1350 more words today, and the train keeps on a-rollin’.

Time Will Pass.


GOD.

That last post is depressing the haberdashery out of me, and I’m afraid I just can’t let it stand. I’m not going to bed with that kind of negativity bouncing around in my skull. (Yeah, I’m already prepping for bed at 8:30, WHO WANTS Some?!) (I totally do not want some. Please just let me go to sleep.)

Here, then, is a little bit of positivity and productive inspiration. I discovered this quote about a year ago, and I guess it built a little rat-hole in my brain. It really resonates with my current obsession.

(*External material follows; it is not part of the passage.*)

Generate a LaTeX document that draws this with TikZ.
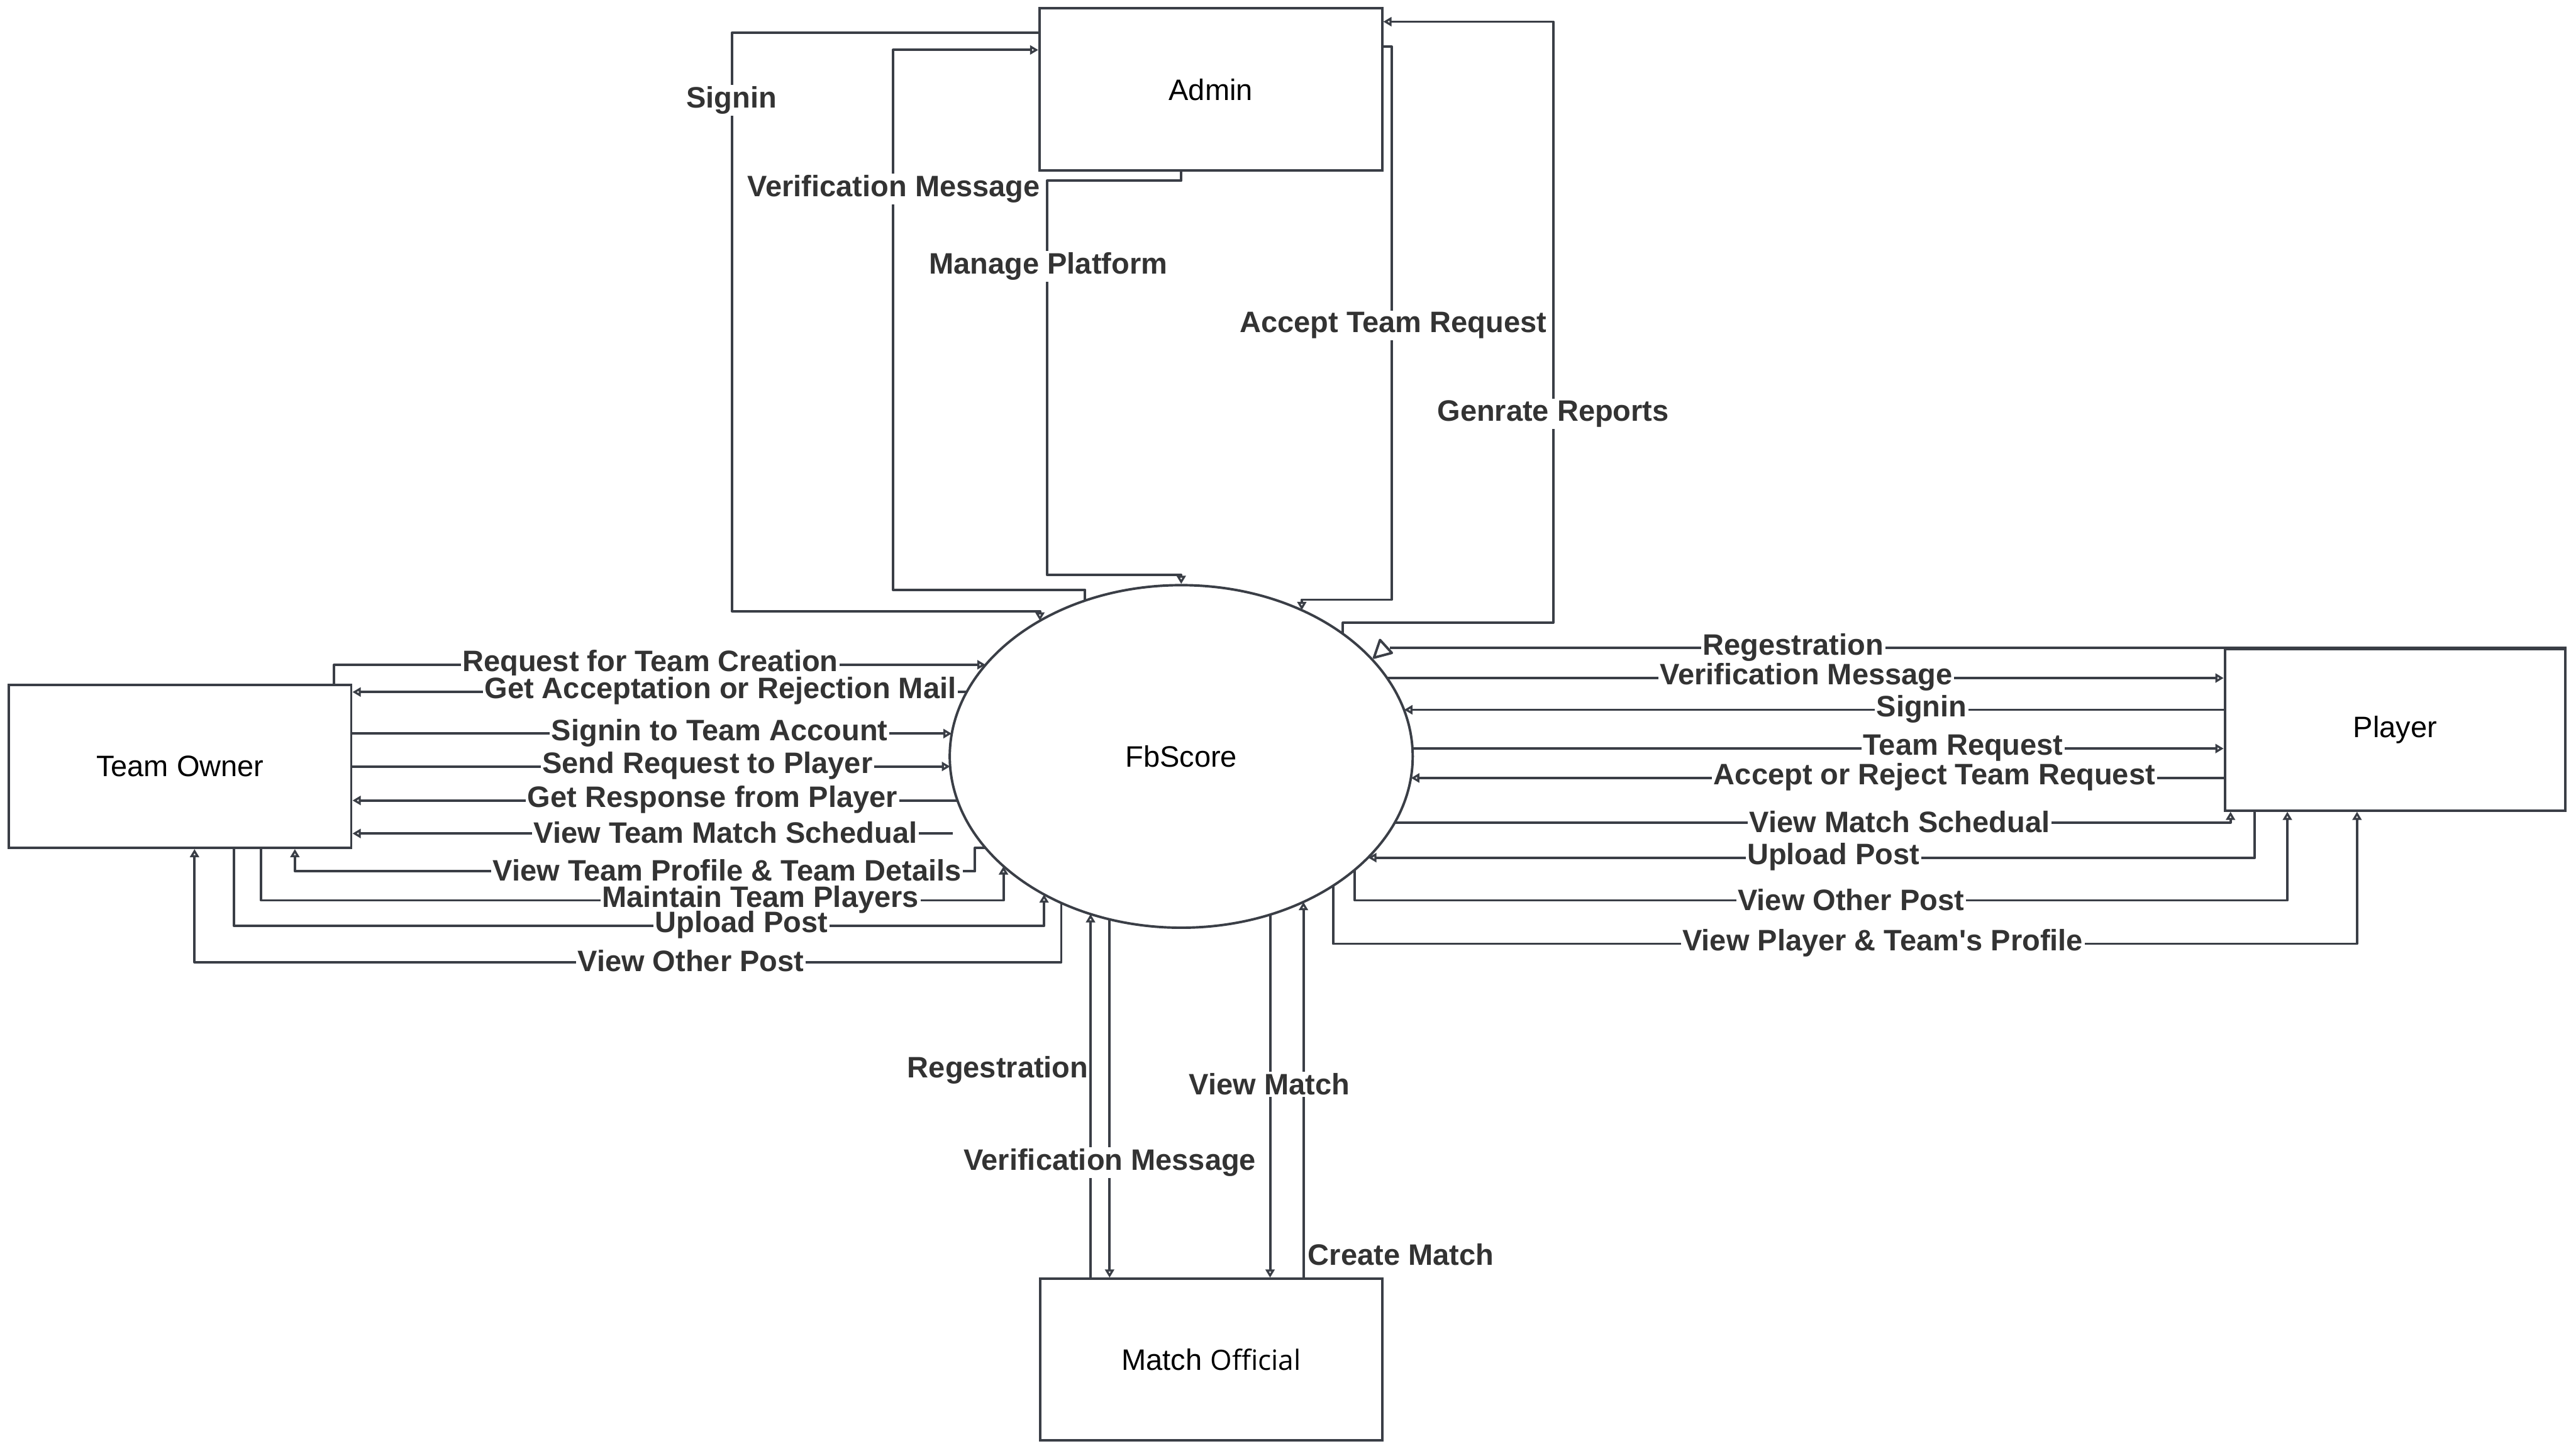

I rediscovered it over at Doyce Testerman’s website and I’m stealing it for posterity.

image

Doyce Testerman, btw, is the second most British librarian-slash-villain name ever, superceded only by Benedict Cumberbatch. Heart Sherlock.

Please Shut Up


I really wanted to find something I could blarg about this evening.  I really, tried hard.

But I am tapped.

I don’t really know why.  Today was a day at work much like any other day.  I hammered out a pretty solid 1300 words and change.  Felt the flow pretty strongly, too; no piddling around, no aimless wandering to get the juices flowing, just down to work and kept smashing away at it.  Like a rock.  Left myself well poised for tomorrow’s session as well, a trick I’m learning to embrace and enjoy.  But that’s it.  I keep searching for off topic ideas to write about and I’m coming up empty.

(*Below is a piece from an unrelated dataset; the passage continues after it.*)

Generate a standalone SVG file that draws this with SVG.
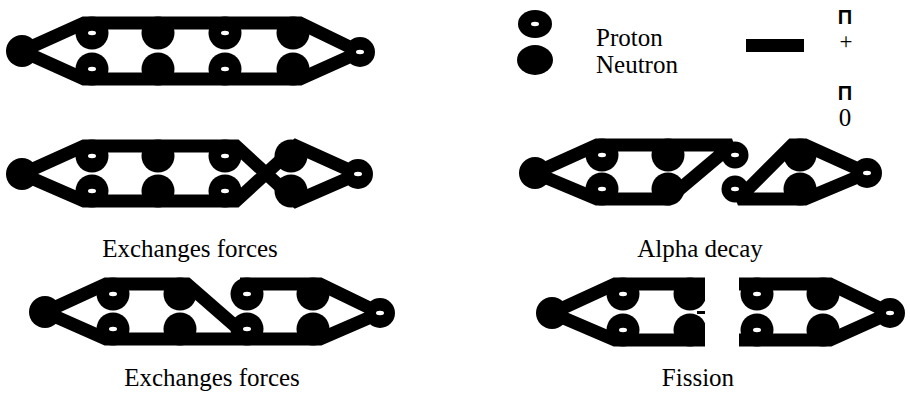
<svg xmlns="http://www.w3.org/2000/svg" xmlns:xlink="http://www.w3.org/1999/xlink" width="910" height="403" viewBox="0 0 910 403">
  <style>
    .bond { fill: none; stroke: #000; stroke-width: 13; stroke-linejoin: miter; stroke-miterlimit: 2; stroke-linecap: butt; }
    .lbl { font-family: "Liberation Serif", "Times New Roman", serif; font-size: 25px; fill: #000; }
    .pi { font-family: "Liberation Sans", Arial, sans-serif; font-weight: bold; font-size: 20px; fill: #000; }
  </style>
  <defs>
    <!-- nucleons: neutron = solid disc, proton = disc with a white spot -->
    <g id="n"><circle r="16.5" fill="#000"/></g>
    <g id="p"><circle r="16.5" fill="#000"/><ellipse rx="4" ry="2.2" fill="#fff"/></g>
    <g id="ne"><circle r="16" fill="#000"/></g>
    <g id="pe"><circle r="15" fill="#000"/><ellipse rx="4" ry="2.2" fill="#fff"/></g>
    <g id="ps"><circle r="13.5" fill="#000"/><ellipse rx="4" ry="2.2" fill="#fff"/></g>
    <clipPath id="cutL"><rect x="0" y="260" width="705" height="110"/></clipPath>
    <clipPath id="cutR"><rect x="739" y="260" width="171" height="110"/></clipPath>
  </defs>

  <!-- pion exchange bonds -->
  <g id="connectors">
    <path class="bond" d="M22,51 L84,23 L300,23 L360,52 L300,79 L84,79 Z"/>
    <path class="bond" d="M22,174 L84,146 L236,146 L296,201 L358,174 L296,146 L236,201 L84,201 Z"/>
    <path class="bond" d="M535,173 L597,145 L732,145 L668,199 L597,199 Z"/>
    <path class="bond" d="M738,199 L805,199 L867,173 L805,145 L792,145 Z"/>
    <path class="bond" d="M45,312 L106,284 L187,284 L250,339 L106,339 Z"/>
    <path class="bond" d="M240,284 L320,284 L380,313 L320,339 L250,339"/>
    <path class="bond" d="M705,284 L615,284 L552,313 L615,340 L705,340"/>
    <path class="bond" d="M739,284 L830,284 L890,313 L830,340 L739,340"/>
  </g>

  <!-- nucleus, exchanging forces -->
  <g id="nucleus-top">
    <use href="#ne" x="22" y="51"/>
    <use href="#p" x="92" y="33"/><use href="#n" x="158" y="33"/><use href="#p" x="225" y="33"/><use href="#n" x="293" y="33"/>
    <use href="#p" x="92" y="69"/><use href="#n" x="158" y="69"/><use href="#p" x="225" y="69"/><use href="#n" x="293" y="69"/>
    <use href="#pe" x="360" y="52"/>
  </g>

  <g id="nucleus-cross">
    <use href="#ne" x="22" y="174"/>
    <use href="#p" x="92" y="156"/><use href="#n" x="158" y="156"/><use href="#p" x="225" y="156"/><use href="#n" x="291" y="156"/>
    <use href="#p" x="92" y="191"/><use href="#n" x="158" y="191"/><use href="#p" x="225" y="191"/><use href="#n" x="291" y="191"/>
    <use href="#pe" x="358" y="174"/>
  </g>

  <g id="alpha-daughter">
    <use href="#ne" x="535" y="173"/>
    <use href="#p" x="602" y="155"/><use href="#n" x="668" y="155"/><use href="#ps" x="735" y="155"/>
    <use href="#p" x="602" y="189"/><use href="#n" x="668" y="189"/>
  </g>
  <g id="alpha-particle">
    <use href="#ps" x="735" y="189"/>
    <use href="#n" x="800" y="155"/><use href="#n" x="800" y="189"/>
    <use href="#pe" x="867" y="173"/>
  </g>

  <g id="nucleus-pair">
    <use href="#ne" x="45" y="312"/>
    <use href="#p" x="113" y="294"/><use href="#n" x="180" y="294"/><use href="#p" x="247" y="294"/><use href="#n" x="313" y="294"/>
    <use href="#p" x="113" y="329"/><use href="#n" x="180" y="329"/><use href="#p" x="247" y="329"/><use href="#n" x="313" y="329"/>
    <use href="#pe" x="380" y="313"/>
  </g>

  <g id="fission-left">
    <use href="#ne" x="552" y="313"/>
    <use href="#p" x="623" y="294"/><use href="#p" x="623" y="330"/>
    <g clip-path="url(#cutL)"><use href="#n" x="690" y="294"/><use href="#n" x="690" y="330"/></g>
    <rect x="697" y="311" width="8" height="3" fill="#000"/>
  </g>
  <g id="fission-right">
    <g clip-path="url(#cutR)"><use href="#p" x="757" y="294"/><use href="#p" x="757" y="330"/></g>
    <use href="#n" x="823" y="294"/><use href="#n" x="823" y="330"/>
    <use href="#pe" x="890" y="313"/>
  </g>

  <!-- key -->
  <g id="key-proton">
    <ellipse cx="535" cy="24" rx="17" ry="14" fill="#000"/>
    <ellipse cx="535" cy="24" rx="4" ry="2.2" fill="#fff"/>
    <text class="lbl" x="596" y="46">Proton</text>
  </g>
  <g id="key-neutron">
    <ellipse cx="535" cy="60" rx="18" ry="15" fill="#000"/>
    <text class="lbl" x="596" y="73">Neutron</text>
  </g>
  <g id="key-pion">
    <rect x="746" y="39" width="58" height="13" fill="#000"/>
    <text class="pi" x="845" y="24" text-anchor="middle">Π</text>
    <text class="lbl" x="846" y="49" text-anchor="middle" style="font-size:23px">+</text>
    <text class="pi" x="845" y="100" text-anchor="middle">Π</text>
    <text class="lbl" x="845" y="126" text-anchor="middle">0</text>
  </g>

  <!-- captions -->
  <g id="captions">
    <text class="lbl" x="190" y="257" text-anchor="middle">Exchanges forces</text>
    <text class="lbl" x="700" y="257" text-anchor="middle">Alpha decay</text>
    <text class="lbl" x="212" y="386" text-anchor="middle">Exchanges forces</text>
    <text class="lbl" x="698" y="386" text-anchor="middle">Fission</text>
  </g>
</svg>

Actually, I do have something to say, but it’s a little preachy, so I’m going to keep it brief.

Parents, teach your kids to appreciate the value of silence.  Take some time to teach them that not every fargoing minute of their existence has to be filled with distraction, with music, with jokes, with youtube videos, with gossip, with dancing, with ANYTHING.  There are times for all of those things. Those are good things a lot of the time.  But for god’s sake, let the silence in and enjoy it every now and then.

As a teacher, nay, as a parent, NAY, as a HUMAN BEING, it’s so frustrating to see the scores and scads of children — who are about to become adults! — who, when faced with a few minutes of quiet reading or study time, reach immediately for headphones, or can’t help but whisper (or just flat out talk) to a friend, or drum on their desks, or find ANYTHING TO DO EXCEPT KEEP SILENT AND FOCUS.  I get it.  They’re kids.  School is not the thing they really want to be doing with the day.  That’s okay.  I’m not faulting them for that.  But I think there’s something wrong when you can’t simply let yourself be alone with your thoughts for a little while.  When you can’t just turn off the music, put the goldfinger phone down, and actually listen to somebody else talk for a little while.  I don’t even mean me.  Just listen for a moment to process and consider the thoughts of another human being.

And the talking, ye gods.  They talk at each other and past each other but it’s a rare moment where any of my students will actually say anything to one another.

And yeah, I know, giving voice to these thoughts makes me sound hideously old and tired and get-off-my-lawn-ish.  I can’t help it, and I’m not sure if I want to.  Because if a kid can’t stop and think, how is he any better than an animal?  What’s the point of tens of thousands of years of evolution if we’re going to de-sensitize the one organ that gives us an advantage over every other creature on earth?

Okay, the lament for our future is over for now.  Pardon my soapbox.  I’ll just close the door as you leave and cry inside for a while.